The superstar singer was hit with a copyright-infringement lawsuit for "Girl on Fire" last week after a Showbiz 411 blogger wrote a post about it, saying, "Alicia sings a couplet or so from Eddie Holman's 1970 classic ‘Hey There Lonely Girl'" and claiming that the sample wasn't credited, according to the The Hollywood Reporter.
"The song was written by Leon Carr and Earl Shuman, who are both gone to rock and roll heaven," Roger Friedman wrote.
As it turned out, though, Schuman himself was still very much alive.

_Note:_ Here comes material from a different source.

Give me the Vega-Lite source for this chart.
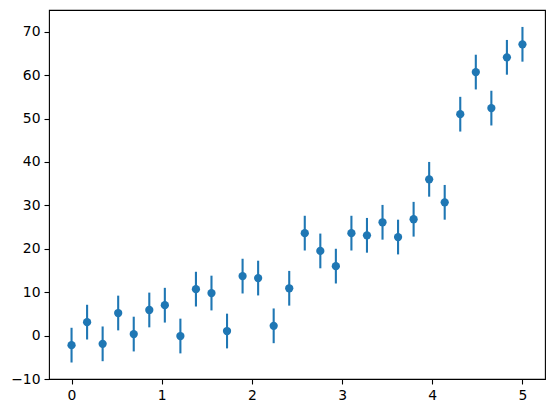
{
  "$schema": "https://vega.github.io/schema/vega-lite/v6.json",
  "width": 496,
  "height": 369,
  "autosize": "none",
  "padding": {"left": 49, "top": 10, "right": 9, "bottom": 34},
  "background": "white",
  "config": {
    "view": {"stroke": "black", "strokeWidth": 1.1},
    "font": "DejaVu Sans",
    "axis": {
      "grid": false,
      "domain": false,
      "tickColor": "black",
      "tickSize": 5,
      "tickWidth": 1.1,
      "labelFont": "DejaVu Sans",
      "labelFontSize": 13.9,
      "labelColor": "black",
      "labelPadding": 4
    }
  },
  "data": {
    "values": [
      {"x": 0.0, "y": -2.2, "err": 4},
      {"x": 0.1724, "y": 3.1, "err": 4},
      {"x": 0.3448, "y": -1.9, "err": 4},
      {"x": 0.5172, "y": 5.2, "err": 4},
      {"x": 0.6897, "y": 0.35, "err": 4},
      {"x": 0.8621, "y": 5.9, "err": 4},
      {"x": 1.0345, "y": 7.0, "err": 4},
      {"x": 1.2069, "y": -0.1, "err": 4},
      {"x": 1.3793, "y": 10.7, "err": 4},
      {"x": 1.5517, "y": 9.8, "err": 4},
      {"x": 1.7241, "y": 1.05, "err": 4},
      {"x": 1.8966, "y": 13.7, "err": 4},
      {"x": 2.069, "y": 13.25, "err": 4},
      {"x": 2.2414, "y": 2.25, "err": 4},
      {"x": 2.4138, "y": 10.9, "err": 4},
      {"x": 2.5862, "y": 23.6, "err": 4},
      {"x": 2.7586, "y": 19.5, "err": 4},
      {"x": 2.931, "y": 16.0, "err": 4},
      {"x": 3.1034, "y": 23.6, "err": 4},
      {"x": 3.2759, "y": 23.1, "err": 4},
      {"x": 3.4483, "y": 26.1, "err": 4},
      {"x": 3.6207, "y": 22.7, "err": 4},
      {"x": 3.7931, "y": 26.8, "err": 4},
      {"x": 3.9655, "y": 36.0, "err": 4},
      {"x": 4.1379, "y": 30.7, "err": 4},
      {"x": 4.3103, "y": 51.0, "err": 4},
      {"x": 4.4828, "y": 60.7, "err": 4},
      {"x": 4.6552, "y": 52.4, "err": 4},
      {"x": 4.8276, "y": 64.1, "err": 4},
      {"x": 5.0, "y": 67.1, "err": 4}
    ]
  },
  "encoding": {
    "x": {
      "field": "x",
      "type": "quantitative",
      "title": null,
      "scale": {"domain": [-0.25, 5.25], "nice": false, "zero": false},
      "axis": {"values": [0, 1, 2, 3, 4, 5], "format": "d", "title": null}
    }
  },
  "layer": [
    {
      "mark": {"type": "errorbar", "color": "#1f77b4", "thickness": 2.1},
      "encoding": {
        "y": {
          "field": "y",
          "type": "quantitative",
          "title": null,
          "scale": {"domain": [-10, 75], "nice": false, "zero": false},
          "axis": {"values": [-10, 0, 10, 20, 30, 40, 50, 60, 70], "format": "d", "title": null}
        },
        "yError": {"field": "err"}
      }
    },
    {
      "mark": {"type": "point", "filled": true, "opacity": 1, "color": "#1f77b4", "size": 68, "shape": "circle"},
      "encoding": {
        "y": {"field": "y", "type": "quantitative", "title": null}
      }
    }
  ]
}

The songwriter contacted Friedman back in November, leaving a comment on his post that said, "Hi Roger, I am the cowriter of 'Hey There Lonely Girl' and I appreciate your recognizing an important part of 'Lonely Girl' in Alicia Keys' new recording. Thanks for your expertise. By the way, though my dear friend Leon Carr is in Rock and Roll Heaven, I'm still here on the ground, writing songs."
And then Schuman took action, basing the majority of his case on Friedman's post.
Although Friedman originally noted (and later removed the line), "Keys only uses two seconds of ['Hey There Lonely Girl'] but it helps make her record," the lawsuit noted that "two seconds" wasn't accurate, but the rest of the article was "apt."
Sony Music Entertainment, Sony Corporation of America are among the defendants named in the suit.